The harsh truth is if one is willing to go to a unrecognized medical school and then "gamble" to pass the local conjoint exams, then they themselves are to be blamed for their own predicament. Not everyone is cut out to be doctors. Harsh but true.

Extending housemanship is just "passing the buck" to the next department. It does not address the underlying problem of poorly taught housemans or poor quality housemans who shouldn't be in medical schools in the first place. Another additional year is not gonna transform an E student to an A+ student. It just doesn't.

The difficulty is monitoring the standards of recognized medical school is understandable. Perhaps we can link our recognized medical schools to the GMC in the UK for example and the rest which is not in the list needs to undergo the conjoint exams in the local unis.

The public hospitals have benefited a large proportion of the population. Don't add more burden to government doctors/specialists by expecting them to train "Unqualified Housemans". We are burdened enough already.

Datuk Seri Dr. Chua Soi Lek said...

Dr Suresh K

I have not received and have not seen your comment in my comment's moderation page.

Thank you.

Dr said...

Dear Jonathan

Does it ever occur to you that you are biased by your
very first sentence? -->(Did you ever have the feeling
that the examiners you spoke to could be biased?)

Anyway, yes, I agree with you that research is of course important. How important? Enough to sacrifce clinical services in the name of research? If you do so want to do research, perhaps you can join the
university hospitals. But do not do it at the expense of the poor patients. I think you're aiming your arrows in the wrong place.

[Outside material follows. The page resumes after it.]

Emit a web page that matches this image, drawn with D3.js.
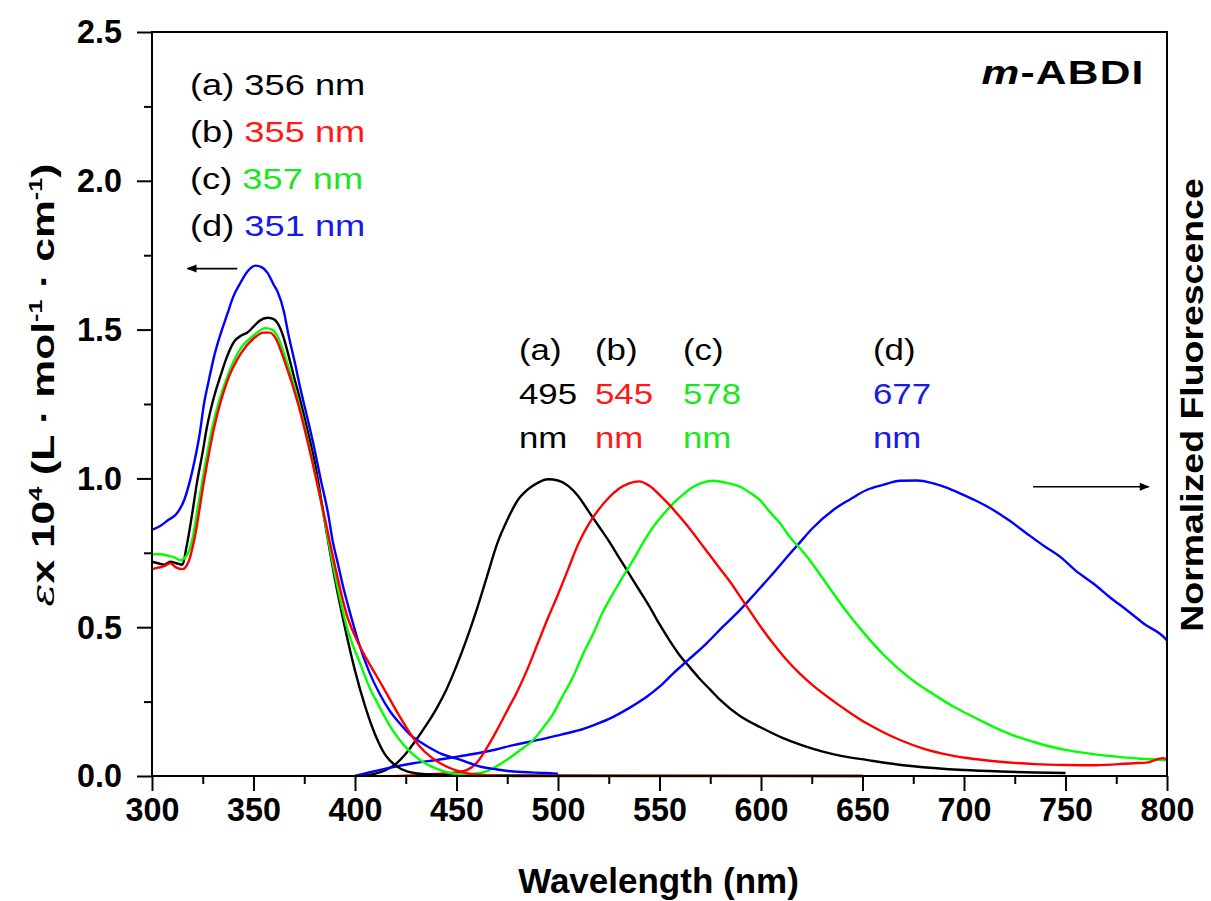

Anyway, having being trained overseas myself and being a non-bumi and also being involved in some of the medical qualifying exams, I have to honestly say that
the standards of some of the foreign trained doctors are atrocious. Since u so vehemently believe in their right to practise, perhaps I suppose they could treat your
sick loved ones?

Anyway, I rest my case. I do not wish to waste anymore time debating to your colored, biased mail full of vitriol which in no way adresses any of the problems.